Efforts such as Joe McManus’ speech (copy available under ‘Visa Support’ tab), on behalf of the United Irish Counties Association of New York, to the Oireachtas All-Party Group on the Undocumented, help engage all parties to, among other things, broaden the reach and scope of the IWT J-1 visa (which can be an easier goal to achieve in the short to medium term than comprehensive immigration reform), and complement efforts by the Irish Govt. to reduce the percentage of undocumented Irish in the U.S.

In closing, to reiterate, Failte 32 has been active in both promoting the new one-year J-visa to U.S. employers and seeking employment opportunities under the scheme. Although Failte 32 plans to continue to support the J-1 visa program, its service has been extended to include all visa programs, with particular focus on the H-2B visa which provides for broader employment options when compared to the J-1 visa program. This ties in with Failte 32’s main aim of helping our newest arrivals find employment in the U.S.

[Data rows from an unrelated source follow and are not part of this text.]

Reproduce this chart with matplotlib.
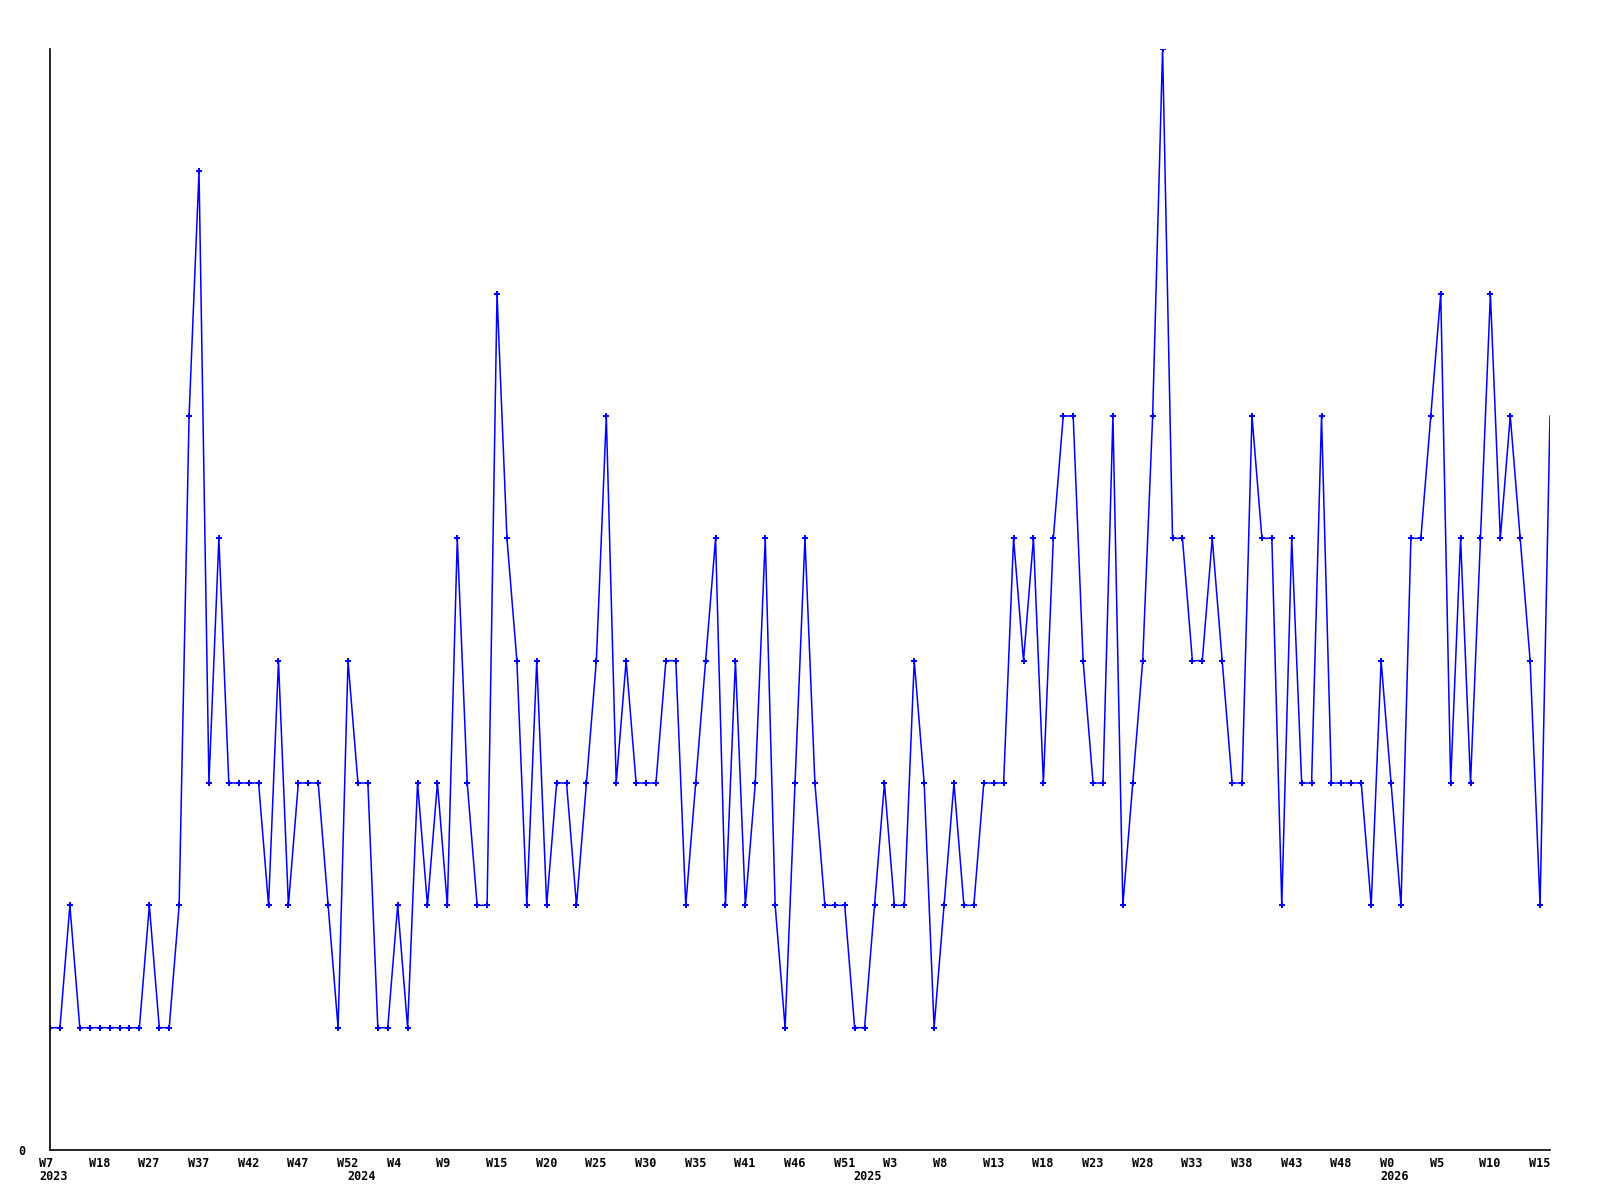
import matplotlib
matplotlib.use('Agg')
import matplotlib.pyplot as plt
import matplotlib.transforms as mtransforms

# weekly counts, one per point
counts = [1, 1, 2, 1, 1, 1, 1, 1, 1, 1,
          2, 1, 1, 2, 6, 8, 3, 5, 3, 3,
          3, 3, 2, 4, 2, 3, 3, 3, 2, 1,
          4, 3, 3, 1, 1, 2, 1, 3, 2, 3,
          2, 5, 3, 2, 2, 7, 5, 4, 2, 4,
          2, 3, 3, 2, 3, 4, 6, 3, 4, 3,
          3, 3, 4, 4, 2, 3, 4, 5, 2, 4,
          2, 3, 5, 2, 1, 3, 5, 3, 2, 2,
          2, 1, 1, 2, 3, 2, 2, 4, 3, 1,
          2, 3, 2, 2, 3, 3, 3, 5, 4, 5,
          3, 5, 6, 6, 4, 3, 3, 6, 2, 3,
          4, 6, 9, 5, 5, 4, 4, 5, 4, 3,
          3, 6, 5, 5, 2, 5, 3, 3, 6, 3,
          3, 3, 3, 2, 4, 3, 2, 5, 5, 6,
          7, 3, 5, 3, 5, 7, 5, 6, 5, 4,
          2, 6]

week_labels = ['W7', 'W18', 'W27', 'W37', 'W42', 'W47', 'W52', 'W4', 'W9', 'W15',
               'W20', 'W25', 'W30', 'W35', 'W41', 'W46', 'W51', 'W3', 'W8', 'W13',
               'W18', 'W23', 'W28', 'W33', 'W38', 'W43', 'W48', 'W0', 'W5', 'W10',
               'W15']
year_labels = ['2023', '2024', '2025', '2026']
year_pos = [0, 31, 82, 135]

xs = list(range(len(counts)))

fig = plt.figure(figsize=(16, 12), dpi=100)
ax = fig.add_axes([50 / 1600, 50 / 1200, 1500 / 1600, 1101 / 1200])

# last (current) week has no marker in the original
ax.plot(xs, counts, color='#0000ff', lw=1.1, marker='P', ms=4.5, mew=0,
        markevery=list(range(len(counts) - 1)))

ax.set_xlim(0, len(counts) - 1)
ax.set_ylim(0, 9)

for side in ['top', 'right']:
    ax.spines[side].set_visible(False)
for side in ['left', 'bottom']:
    ax.spines[side].set_color('black')
    ax.spines[side].set_linewidth(1.2)

font = dict(family='DejaVu Sans Mono', weight='bold', size=8.5)

ax.set_yticks([0])
ax.set_yticklabels(['0'], **font)
ax.tick_params(axis='y', length=0, pad=18)

ax.set_xticks(xs[::5])
ax.set_xticklabels(week_labels, ha='left', **font)
ax.tick_params(axis='x', length=0, pad=5)
shift = mtransforms.ScaledTranslation(-0.11, 0, fig.dpi_scale_trans)
for lbl in ax.get_xticklabels():
    lbl.set_transform(lbl.get_transform() + shift)

trans = mtransforms.blended_transform_factory(ax.transData, fig.transFigure) + shift
for pos, yr in zip(year_pos, year_labels):
    ax.text(pos, 1 - 1177 / 1200, yr, transform=trans, ha='left', va='center', **font)

fig.savefig('out.png', dpi=100)
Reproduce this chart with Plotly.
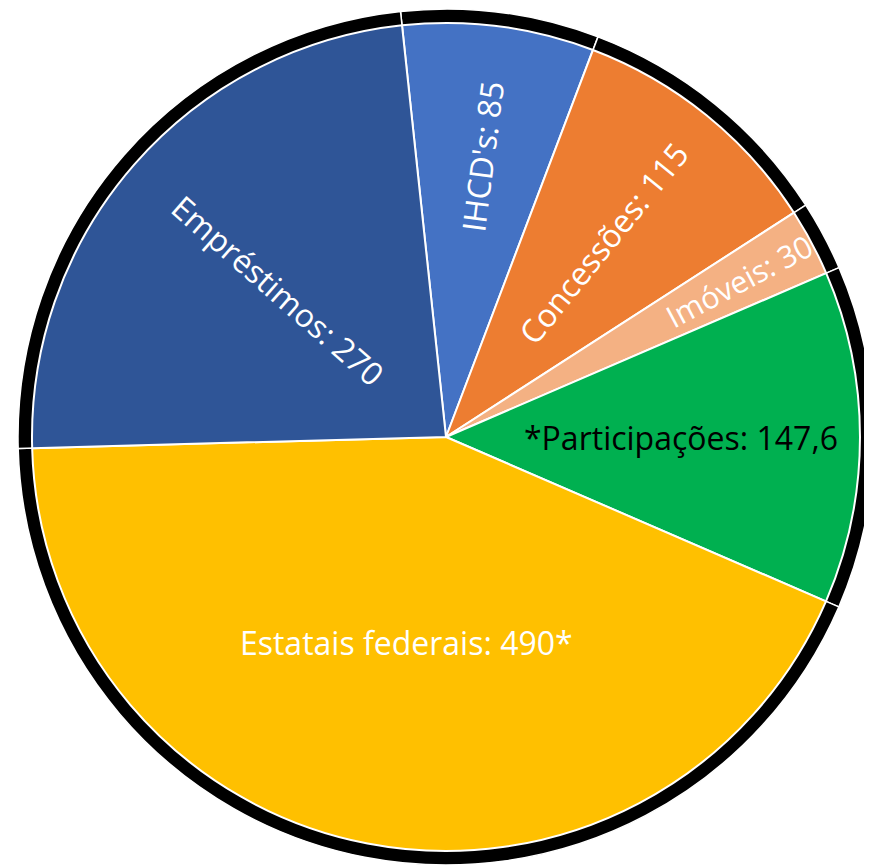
import plotly.graph_objects as go

labels = ["IHCD's", "Concessões", "Imóveis", "*Participações", "Estatais federais", "Empréstimos"]
values = [85, 115, 30, 147.6, 490, 270]
value_text = ["85", "115", "30", "147,6", "490*", "270"]
colors = ["#4472C4", "#ED7D31", "#F4B183", "#00B050", "#FFC000", "#2F5597"]
text_colors = ["white", "white", "white", "black", "white", "white"]
horizontal_labels = {"*Participações", "Estatais federais"}

texts = [f"{l}: {v}" for l, v in zip(labels, value_text)]
radial_text = [t if l not in horizontal_labels else "" for t, l in zip(texts, labels)]
horiz_text = [t if l in horizontal_labels else "" for t, l in zip(texts, labels)]

W, H = 872, 865
# page body has an 8px margin, so position relative to the plot area
cx, cy_top, r, r_out = 438, 429, 414, 428
cy = H - cy_top
dom = dict(x=[(cx - r) / W, (cx + r) / W], y=[(cy - r) / H, (cy + r) / H])
dom_out = dict(x=[(cx - r_out) / W, min(1, (cx + r_out) / W)],
               y=[(cy - r_out) / H, (cy + r_out) / H])

rot = -6.1
font = "Open Sans"
fsize = 32

fig = go.Figure()
# black outer ring (shadow)
fig.add_trace(go.Pie(
    labels=labels, values=values, sort=False, direction="clockwise", rotation=rot,
    domain=dom_out, marker=dict(colors=["black"] * len(values), line=dict(color="white", width=1.5)),
    textinfo="none", hoverinfo="skip", showlegend=False,
))
# main pie with radial labels
fig.add_trace(go.Pie(
    labels=labels, values=values, sort=False, direction="clockwise", rotation=rot,
    domain=dom, marker=dict(colors=colors, line=dict(color="white", width=2)),
    text=radial_text, textinfo="text", textposition="inside",
    insidetextorientation="radial",
    textfont=dict(family=font, size=fsize, color=text_colors),
    hoverinfo="label+value", showlegend=False,
))
# transparent overlay for horizontal labels
fig.add_trace(go.Pie(
    labels=labels, values=values, sort=False, direction="clockwise", rotation=rot,
    domain=dom, marker=dict(colors=["rgba(0,0,0,0)"] * len(values), line=dict(width=0)),
    text=horiz_text, textinfo="text", textposition="inside",
    insidetextorientation="horizontal",
    textfont=dict(family=font, size=fsize, color=text_colors),
    hoverinfo="skip", showlegend=False,
))

fig.update_layout(
    width=W, height=H, margin=dict(l=0, r=0, t=0, b=0),
    paper_bgcolor="white", plot_bgcolor="white",
    font=dict(family=font), showlegend=False,
)

fig.write_html("out.html")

Failte 32 will act as a source of the best impartial information that will assist those considering emigrating, or who have already emigrated, in choosing the best visa option for their particular situation, and lobby the appropriate agencies to improve and develop the current portfolio of transient/exchange work visa programs. There are many other viable visa options besides the J-1 visa, based on one’s individual circumstances; we encourage everyone considering emigrating to look into these other visa options.

The great thing about the Irish is that we never sought to conquer another country; rather, we left our country as either emigrants or missionaries, both very noble and honorable pursuits, and have contributed to the great reputation the Irish enjoy worldwide.